* **Provided data**:
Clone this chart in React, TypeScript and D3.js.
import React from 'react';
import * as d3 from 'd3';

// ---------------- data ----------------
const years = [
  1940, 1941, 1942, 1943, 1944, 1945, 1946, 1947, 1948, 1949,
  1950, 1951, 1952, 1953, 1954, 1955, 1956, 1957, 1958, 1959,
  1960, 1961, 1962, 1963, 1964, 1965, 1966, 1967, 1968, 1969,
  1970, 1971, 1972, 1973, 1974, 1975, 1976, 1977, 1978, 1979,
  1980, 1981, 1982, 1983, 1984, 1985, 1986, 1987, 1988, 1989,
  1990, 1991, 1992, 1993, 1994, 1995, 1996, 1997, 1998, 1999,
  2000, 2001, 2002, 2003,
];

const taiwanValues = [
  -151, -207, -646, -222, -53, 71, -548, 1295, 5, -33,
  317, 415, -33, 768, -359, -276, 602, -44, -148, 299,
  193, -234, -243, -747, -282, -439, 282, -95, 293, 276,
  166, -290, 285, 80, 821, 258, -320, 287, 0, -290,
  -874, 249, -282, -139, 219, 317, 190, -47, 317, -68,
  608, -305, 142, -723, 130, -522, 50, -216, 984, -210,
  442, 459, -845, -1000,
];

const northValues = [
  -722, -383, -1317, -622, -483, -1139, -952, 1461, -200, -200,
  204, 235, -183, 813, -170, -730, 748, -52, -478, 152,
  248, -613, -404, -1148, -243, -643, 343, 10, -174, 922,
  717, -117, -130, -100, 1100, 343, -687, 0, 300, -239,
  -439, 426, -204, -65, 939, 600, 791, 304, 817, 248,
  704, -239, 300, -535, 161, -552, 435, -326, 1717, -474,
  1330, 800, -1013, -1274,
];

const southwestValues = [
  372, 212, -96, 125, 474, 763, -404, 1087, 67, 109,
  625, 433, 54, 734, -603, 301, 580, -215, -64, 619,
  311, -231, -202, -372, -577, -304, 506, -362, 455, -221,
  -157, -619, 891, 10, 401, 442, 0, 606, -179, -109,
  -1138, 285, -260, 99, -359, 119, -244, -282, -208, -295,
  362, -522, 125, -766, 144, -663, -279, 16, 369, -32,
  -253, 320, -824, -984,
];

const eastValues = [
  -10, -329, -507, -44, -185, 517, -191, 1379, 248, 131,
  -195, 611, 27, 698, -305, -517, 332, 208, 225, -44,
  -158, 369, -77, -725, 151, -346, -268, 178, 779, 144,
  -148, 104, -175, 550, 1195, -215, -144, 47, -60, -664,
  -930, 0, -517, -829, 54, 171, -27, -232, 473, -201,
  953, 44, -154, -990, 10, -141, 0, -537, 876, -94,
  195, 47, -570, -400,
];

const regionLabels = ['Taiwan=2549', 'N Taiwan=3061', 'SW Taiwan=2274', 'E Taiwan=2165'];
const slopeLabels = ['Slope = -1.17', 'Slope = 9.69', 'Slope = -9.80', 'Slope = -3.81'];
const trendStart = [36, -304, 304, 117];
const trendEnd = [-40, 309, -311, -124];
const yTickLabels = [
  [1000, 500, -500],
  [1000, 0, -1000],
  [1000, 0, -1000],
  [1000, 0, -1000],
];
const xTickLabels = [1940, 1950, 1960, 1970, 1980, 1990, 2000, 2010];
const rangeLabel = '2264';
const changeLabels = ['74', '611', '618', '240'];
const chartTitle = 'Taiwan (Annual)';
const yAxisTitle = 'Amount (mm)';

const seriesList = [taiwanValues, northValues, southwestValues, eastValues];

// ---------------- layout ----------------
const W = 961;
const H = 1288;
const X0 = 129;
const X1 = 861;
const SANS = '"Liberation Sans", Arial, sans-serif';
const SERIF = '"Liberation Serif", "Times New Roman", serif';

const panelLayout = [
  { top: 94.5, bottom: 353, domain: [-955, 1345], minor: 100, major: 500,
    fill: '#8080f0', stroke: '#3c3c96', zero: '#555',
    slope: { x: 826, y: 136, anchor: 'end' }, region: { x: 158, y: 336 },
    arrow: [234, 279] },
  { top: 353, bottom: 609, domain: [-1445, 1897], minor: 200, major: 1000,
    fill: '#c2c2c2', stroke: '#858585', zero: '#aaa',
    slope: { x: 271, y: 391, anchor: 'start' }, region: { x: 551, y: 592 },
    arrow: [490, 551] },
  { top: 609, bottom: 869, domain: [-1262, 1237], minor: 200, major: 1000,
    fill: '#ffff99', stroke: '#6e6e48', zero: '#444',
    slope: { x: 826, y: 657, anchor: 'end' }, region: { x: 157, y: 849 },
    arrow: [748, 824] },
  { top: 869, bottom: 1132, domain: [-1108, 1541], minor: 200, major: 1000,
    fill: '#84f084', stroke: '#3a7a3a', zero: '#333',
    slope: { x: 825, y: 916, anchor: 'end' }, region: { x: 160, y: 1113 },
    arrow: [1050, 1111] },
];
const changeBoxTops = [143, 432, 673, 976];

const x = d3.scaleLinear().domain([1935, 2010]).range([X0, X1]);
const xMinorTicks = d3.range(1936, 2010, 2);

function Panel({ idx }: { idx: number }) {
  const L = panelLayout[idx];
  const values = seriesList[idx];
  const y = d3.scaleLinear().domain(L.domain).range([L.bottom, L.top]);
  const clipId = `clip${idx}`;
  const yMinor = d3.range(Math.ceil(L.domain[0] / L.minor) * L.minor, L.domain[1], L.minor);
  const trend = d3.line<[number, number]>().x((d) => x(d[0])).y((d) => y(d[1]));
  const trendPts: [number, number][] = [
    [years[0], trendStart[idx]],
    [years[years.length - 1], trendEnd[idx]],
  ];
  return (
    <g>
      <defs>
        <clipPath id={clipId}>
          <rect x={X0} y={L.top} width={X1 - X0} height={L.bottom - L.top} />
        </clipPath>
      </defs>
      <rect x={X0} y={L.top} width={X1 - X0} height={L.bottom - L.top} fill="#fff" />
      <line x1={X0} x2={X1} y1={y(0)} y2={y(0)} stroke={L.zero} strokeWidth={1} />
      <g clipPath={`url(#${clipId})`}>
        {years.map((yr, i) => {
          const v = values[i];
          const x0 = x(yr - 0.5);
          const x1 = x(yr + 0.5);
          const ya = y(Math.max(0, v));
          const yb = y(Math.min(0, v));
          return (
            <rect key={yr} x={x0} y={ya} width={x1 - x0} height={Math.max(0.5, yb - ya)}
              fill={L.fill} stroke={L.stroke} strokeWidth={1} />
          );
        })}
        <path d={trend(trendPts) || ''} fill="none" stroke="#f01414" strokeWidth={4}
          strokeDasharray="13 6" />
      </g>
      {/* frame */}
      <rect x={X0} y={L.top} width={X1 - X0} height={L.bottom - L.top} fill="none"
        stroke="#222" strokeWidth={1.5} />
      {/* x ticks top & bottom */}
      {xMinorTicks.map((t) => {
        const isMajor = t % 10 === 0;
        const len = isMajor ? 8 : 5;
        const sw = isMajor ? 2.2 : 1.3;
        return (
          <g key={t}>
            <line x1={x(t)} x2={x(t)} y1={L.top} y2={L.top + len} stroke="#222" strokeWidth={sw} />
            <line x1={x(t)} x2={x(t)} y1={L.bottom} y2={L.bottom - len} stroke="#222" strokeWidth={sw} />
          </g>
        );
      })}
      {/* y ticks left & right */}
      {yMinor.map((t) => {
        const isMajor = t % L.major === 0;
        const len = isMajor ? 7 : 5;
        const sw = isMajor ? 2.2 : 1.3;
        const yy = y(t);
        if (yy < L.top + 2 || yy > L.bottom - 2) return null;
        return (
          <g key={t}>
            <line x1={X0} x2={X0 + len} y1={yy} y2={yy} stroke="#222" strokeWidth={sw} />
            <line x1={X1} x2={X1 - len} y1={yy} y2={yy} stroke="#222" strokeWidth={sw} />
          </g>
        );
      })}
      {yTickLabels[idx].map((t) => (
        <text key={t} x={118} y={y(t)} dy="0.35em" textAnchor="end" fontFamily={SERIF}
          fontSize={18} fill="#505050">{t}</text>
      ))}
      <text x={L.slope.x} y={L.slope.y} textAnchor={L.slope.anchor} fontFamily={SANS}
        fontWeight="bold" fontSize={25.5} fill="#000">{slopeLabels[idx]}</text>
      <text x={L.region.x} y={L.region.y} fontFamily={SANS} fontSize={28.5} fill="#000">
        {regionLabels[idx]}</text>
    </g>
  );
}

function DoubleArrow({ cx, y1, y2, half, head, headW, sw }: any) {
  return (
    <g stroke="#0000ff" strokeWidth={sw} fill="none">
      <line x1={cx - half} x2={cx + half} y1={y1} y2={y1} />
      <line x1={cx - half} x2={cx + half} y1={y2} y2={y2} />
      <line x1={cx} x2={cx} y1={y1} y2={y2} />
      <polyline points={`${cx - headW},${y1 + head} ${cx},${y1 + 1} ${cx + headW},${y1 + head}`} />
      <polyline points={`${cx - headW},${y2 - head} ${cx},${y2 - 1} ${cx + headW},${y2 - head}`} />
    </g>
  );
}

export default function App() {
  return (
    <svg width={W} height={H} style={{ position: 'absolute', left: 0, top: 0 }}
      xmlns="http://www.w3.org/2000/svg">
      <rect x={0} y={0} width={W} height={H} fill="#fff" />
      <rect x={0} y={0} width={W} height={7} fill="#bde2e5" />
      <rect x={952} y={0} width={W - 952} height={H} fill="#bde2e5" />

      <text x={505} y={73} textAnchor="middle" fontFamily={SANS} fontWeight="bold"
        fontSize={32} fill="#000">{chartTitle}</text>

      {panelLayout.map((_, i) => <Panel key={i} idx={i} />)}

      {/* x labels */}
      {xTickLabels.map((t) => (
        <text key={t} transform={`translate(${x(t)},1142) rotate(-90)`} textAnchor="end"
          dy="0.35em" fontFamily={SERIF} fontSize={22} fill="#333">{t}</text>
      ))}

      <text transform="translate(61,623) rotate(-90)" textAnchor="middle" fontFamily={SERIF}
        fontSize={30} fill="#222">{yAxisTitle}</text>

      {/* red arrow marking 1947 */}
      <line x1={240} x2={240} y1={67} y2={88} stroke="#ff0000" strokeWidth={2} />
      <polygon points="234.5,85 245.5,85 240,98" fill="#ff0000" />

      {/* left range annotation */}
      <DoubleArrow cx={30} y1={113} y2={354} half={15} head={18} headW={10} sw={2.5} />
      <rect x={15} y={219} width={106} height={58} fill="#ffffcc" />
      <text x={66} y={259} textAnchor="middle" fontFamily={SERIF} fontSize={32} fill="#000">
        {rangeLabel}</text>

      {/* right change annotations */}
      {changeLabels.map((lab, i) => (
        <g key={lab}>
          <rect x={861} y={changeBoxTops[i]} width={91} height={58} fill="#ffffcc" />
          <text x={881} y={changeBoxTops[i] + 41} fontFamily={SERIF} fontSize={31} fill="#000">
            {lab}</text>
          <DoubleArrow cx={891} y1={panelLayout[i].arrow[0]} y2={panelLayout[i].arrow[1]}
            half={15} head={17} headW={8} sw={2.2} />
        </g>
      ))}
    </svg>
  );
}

* **What needs to be done**: Word for word, reproduce the listing above from its start up to and including the line that has "import * as d3 from 'd3';". Give only those lines.

* **Final answer**:
Clone this chart in React, TypeScript and D3.js.
import React from 'react';
import * as d3 from 'd3';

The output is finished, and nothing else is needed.